DOES TRUMP HAVE AUTHORITY TO RESCIND?
Trump is receiving similar intervention requests from other critics of Obama’s national monument designations.
The Associated Press reported Wednesday that Sen. Orrin Hatch, R-Utah, told the Utah House of Representatives that he had a lengthy discussion with Trump about that state’s new Bears Ears National Monument. Hatch said he expected Trump to repeal the designation. And commercial fishermen from New England and mid-Atlantic states are hoping that either Trump or Congress will repeal the Northeast Canyons and Seamounts Marine National Monument protecting nearly 5,000 square miles of underwater ecosystem in southern New England.
However, any attempt by Trump to rescind some of Obama’s monument designations likely would trigger a court challenge. A recent legal analysis conducted for the National Parks Conservation Association determined that the president “has no power unilaterally to abolish a national monument under the Antiquities Act of 1906.”
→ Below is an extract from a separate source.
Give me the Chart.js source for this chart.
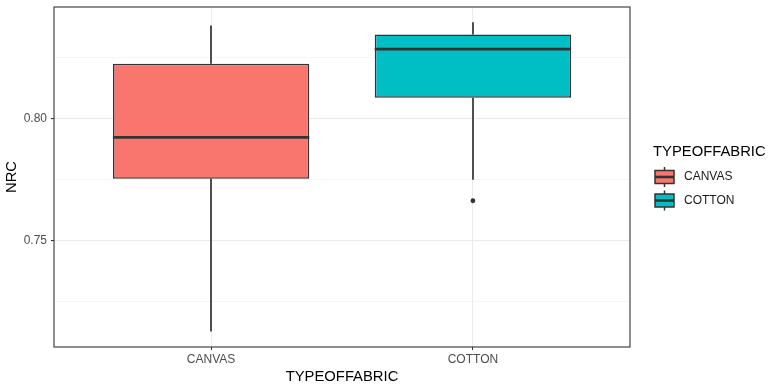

“For over one hundred years, the Antiquities Act has allowed presidents to declare national monuments and preserve worthy lands for the enjoyment of all Americans and future generations,” reads the February 2017 analysis. “There are today national monuments in 31 states. For all Americans they offer recreational opportunities and preserve a heritage of beauty, scientific marvels and human achievement. But the Antiquities Act and subsequent legislation reserved for Congress, which has constitutional authority over public lands, the sole power to revoke such a designation.”
Any move in Congress to rescind a national monument designation likely would face stiff opposition from Democrats.